[Objective] Your task is to locate every line holding the string "page" and to copy each of them.

[The input]
────────────────────
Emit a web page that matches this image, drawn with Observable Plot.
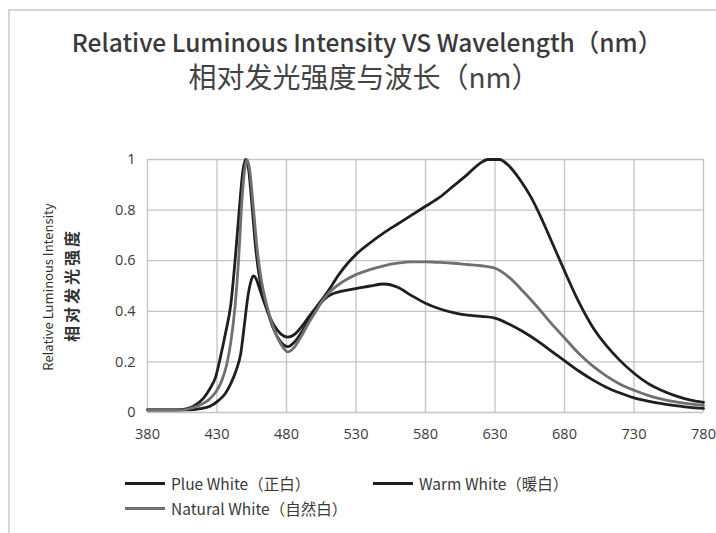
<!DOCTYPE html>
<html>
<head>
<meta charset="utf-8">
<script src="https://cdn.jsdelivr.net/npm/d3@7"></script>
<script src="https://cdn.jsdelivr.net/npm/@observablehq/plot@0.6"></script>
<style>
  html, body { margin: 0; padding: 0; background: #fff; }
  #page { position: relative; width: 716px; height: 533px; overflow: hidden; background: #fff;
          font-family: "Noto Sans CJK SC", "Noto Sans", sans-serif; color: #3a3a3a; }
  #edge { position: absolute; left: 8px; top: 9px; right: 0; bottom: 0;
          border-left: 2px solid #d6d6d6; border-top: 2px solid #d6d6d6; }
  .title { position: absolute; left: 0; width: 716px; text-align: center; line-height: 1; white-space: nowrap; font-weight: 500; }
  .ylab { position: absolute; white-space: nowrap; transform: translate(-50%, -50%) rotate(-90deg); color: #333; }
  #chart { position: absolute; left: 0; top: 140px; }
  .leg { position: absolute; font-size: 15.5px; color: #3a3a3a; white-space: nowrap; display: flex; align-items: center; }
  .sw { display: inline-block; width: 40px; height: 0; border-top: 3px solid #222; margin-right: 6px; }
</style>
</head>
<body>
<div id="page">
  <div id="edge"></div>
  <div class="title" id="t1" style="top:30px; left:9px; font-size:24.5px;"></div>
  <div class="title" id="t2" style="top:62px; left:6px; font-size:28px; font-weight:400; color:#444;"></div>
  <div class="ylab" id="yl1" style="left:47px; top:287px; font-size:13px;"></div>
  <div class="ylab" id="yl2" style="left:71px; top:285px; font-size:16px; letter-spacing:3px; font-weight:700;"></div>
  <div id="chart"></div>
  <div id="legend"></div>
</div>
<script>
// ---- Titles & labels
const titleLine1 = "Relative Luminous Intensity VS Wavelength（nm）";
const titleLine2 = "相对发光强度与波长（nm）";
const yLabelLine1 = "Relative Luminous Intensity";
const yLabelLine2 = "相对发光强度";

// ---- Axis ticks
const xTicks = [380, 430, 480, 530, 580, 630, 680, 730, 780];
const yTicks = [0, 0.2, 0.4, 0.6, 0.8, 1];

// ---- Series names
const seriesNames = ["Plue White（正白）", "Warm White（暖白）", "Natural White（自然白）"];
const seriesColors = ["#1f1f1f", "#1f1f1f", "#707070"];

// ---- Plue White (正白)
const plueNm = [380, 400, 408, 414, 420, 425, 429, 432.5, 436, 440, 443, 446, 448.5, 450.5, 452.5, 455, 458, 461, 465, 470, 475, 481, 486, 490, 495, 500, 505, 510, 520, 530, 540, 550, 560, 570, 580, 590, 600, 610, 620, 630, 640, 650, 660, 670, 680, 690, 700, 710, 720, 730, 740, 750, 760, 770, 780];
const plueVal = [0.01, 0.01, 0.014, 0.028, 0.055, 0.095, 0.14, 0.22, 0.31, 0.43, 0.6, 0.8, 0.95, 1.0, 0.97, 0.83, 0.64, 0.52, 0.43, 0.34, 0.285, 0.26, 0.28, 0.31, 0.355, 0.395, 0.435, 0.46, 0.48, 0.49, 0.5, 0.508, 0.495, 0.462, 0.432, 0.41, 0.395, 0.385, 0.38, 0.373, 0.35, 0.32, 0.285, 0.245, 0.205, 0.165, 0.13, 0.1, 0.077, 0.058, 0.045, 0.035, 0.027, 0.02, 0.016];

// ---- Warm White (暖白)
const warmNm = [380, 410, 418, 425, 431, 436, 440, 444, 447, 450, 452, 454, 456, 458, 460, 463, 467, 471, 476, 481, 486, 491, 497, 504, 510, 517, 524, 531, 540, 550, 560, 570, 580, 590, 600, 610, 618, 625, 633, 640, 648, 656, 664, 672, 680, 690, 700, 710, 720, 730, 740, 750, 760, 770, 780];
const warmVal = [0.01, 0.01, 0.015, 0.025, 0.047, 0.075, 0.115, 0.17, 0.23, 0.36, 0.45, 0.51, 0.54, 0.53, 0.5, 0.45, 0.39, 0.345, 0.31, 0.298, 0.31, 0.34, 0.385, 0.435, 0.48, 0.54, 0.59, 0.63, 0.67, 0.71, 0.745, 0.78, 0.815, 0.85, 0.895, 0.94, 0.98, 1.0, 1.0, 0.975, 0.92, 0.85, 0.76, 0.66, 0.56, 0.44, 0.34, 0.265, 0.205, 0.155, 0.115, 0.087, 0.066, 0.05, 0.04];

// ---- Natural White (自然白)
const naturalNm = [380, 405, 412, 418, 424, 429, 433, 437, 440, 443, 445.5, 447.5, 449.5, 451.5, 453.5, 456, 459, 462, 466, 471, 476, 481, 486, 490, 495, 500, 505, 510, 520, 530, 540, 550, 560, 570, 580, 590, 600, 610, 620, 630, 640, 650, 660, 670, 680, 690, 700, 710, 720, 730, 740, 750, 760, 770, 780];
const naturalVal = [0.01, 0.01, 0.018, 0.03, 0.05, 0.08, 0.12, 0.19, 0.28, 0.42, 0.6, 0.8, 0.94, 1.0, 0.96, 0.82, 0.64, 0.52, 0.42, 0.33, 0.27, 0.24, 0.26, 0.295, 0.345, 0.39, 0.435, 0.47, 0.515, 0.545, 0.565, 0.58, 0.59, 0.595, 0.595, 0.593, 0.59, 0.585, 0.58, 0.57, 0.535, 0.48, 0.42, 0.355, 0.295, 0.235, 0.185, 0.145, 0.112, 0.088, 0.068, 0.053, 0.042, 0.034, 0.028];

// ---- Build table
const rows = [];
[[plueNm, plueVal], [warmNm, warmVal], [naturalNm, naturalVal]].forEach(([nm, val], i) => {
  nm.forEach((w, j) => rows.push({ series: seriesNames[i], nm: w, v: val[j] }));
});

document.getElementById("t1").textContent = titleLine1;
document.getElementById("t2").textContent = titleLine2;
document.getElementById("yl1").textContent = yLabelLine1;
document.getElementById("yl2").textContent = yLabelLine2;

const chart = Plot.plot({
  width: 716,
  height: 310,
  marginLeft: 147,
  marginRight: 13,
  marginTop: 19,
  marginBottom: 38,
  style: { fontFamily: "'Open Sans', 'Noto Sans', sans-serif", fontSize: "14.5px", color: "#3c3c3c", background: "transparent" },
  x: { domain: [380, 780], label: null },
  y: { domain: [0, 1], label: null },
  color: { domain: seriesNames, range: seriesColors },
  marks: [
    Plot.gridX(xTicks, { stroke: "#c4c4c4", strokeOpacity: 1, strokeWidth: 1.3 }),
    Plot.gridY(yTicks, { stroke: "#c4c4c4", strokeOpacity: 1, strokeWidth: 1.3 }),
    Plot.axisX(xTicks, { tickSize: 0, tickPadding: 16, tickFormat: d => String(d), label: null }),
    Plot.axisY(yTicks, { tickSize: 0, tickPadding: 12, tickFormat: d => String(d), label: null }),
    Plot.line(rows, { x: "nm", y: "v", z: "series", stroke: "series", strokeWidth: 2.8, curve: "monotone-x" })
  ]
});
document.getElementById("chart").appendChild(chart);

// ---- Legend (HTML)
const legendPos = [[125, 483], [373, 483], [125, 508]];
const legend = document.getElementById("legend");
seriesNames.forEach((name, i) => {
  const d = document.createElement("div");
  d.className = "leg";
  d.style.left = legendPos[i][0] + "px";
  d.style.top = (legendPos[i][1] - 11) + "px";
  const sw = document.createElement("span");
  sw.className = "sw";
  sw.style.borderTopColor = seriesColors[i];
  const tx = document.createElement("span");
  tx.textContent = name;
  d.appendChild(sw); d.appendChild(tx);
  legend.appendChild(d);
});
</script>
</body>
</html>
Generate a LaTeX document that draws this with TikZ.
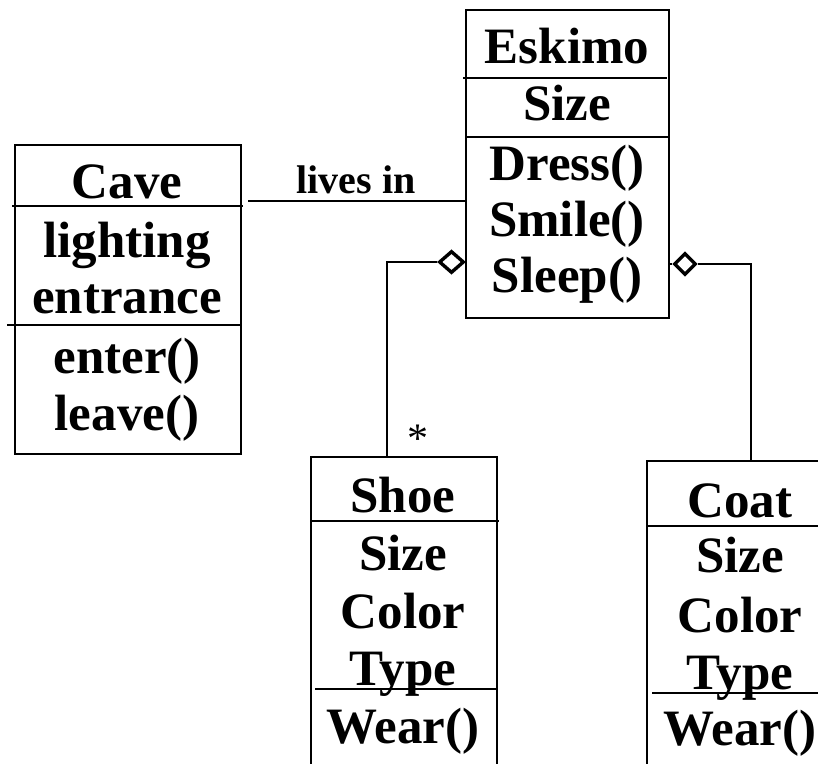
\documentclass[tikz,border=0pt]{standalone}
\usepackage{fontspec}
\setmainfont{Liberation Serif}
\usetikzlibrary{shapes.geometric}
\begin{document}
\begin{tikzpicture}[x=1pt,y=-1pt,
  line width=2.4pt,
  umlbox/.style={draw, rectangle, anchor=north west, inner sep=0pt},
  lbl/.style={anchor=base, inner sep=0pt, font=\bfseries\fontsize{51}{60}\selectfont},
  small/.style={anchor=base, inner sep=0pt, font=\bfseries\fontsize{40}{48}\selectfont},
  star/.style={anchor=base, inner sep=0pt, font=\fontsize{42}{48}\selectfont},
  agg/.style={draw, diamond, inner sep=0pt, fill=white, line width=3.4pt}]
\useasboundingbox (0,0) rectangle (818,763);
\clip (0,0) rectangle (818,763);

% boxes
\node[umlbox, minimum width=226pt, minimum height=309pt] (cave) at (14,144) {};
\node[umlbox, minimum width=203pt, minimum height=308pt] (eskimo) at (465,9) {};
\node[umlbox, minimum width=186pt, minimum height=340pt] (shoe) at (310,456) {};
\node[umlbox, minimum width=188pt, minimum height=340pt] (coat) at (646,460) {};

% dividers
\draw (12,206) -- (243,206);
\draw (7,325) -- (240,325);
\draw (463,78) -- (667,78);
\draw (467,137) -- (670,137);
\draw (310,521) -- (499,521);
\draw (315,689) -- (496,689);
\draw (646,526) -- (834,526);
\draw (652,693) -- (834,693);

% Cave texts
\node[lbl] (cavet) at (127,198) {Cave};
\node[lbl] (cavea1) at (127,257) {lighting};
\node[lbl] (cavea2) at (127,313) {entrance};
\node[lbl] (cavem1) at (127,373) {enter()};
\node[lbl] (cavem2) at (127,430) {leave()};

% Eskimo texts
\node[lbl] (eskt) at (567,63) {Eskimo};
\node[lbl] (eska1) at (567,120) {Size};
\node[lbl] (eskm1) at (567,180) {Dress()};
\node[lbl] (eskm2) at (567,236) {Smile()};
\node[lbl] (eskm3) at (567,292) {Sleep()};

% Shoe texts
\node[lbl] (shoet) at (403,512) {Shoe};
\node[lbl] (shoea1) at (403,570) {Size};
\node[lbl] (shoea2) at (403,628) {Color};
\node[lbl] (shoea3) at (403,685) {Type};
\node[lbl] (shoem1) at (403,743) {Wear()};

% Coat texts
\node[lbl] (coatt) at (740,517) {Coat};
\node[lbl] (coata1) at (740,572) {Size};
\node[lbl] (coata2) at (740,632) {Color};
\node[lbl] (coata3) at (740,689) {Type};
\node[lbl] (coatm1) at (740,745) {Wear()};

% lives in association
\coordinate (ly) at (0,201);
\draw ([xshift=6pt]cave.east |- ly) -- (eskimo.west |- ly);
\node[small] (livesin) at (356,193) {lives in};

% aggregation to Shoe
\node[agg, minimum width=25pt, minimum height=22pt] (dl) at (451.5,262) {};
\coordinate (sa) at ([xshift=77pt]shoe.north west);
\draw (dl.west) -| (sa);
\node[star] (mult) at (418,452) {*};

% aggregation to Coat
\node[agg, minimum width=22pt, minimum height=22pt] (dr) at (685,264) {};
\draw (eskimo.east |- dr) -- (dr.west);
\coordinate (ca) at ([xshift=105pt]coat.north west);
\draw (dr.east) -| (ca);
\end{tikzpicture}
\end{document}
────────────────────
[Result for this exercise]
Emit a web page that matches this image, drawn with Observable Plot.
  #page { position: relative; width: 716px; height: 533px; overflow: hidden; background: #fff;
<div id="page">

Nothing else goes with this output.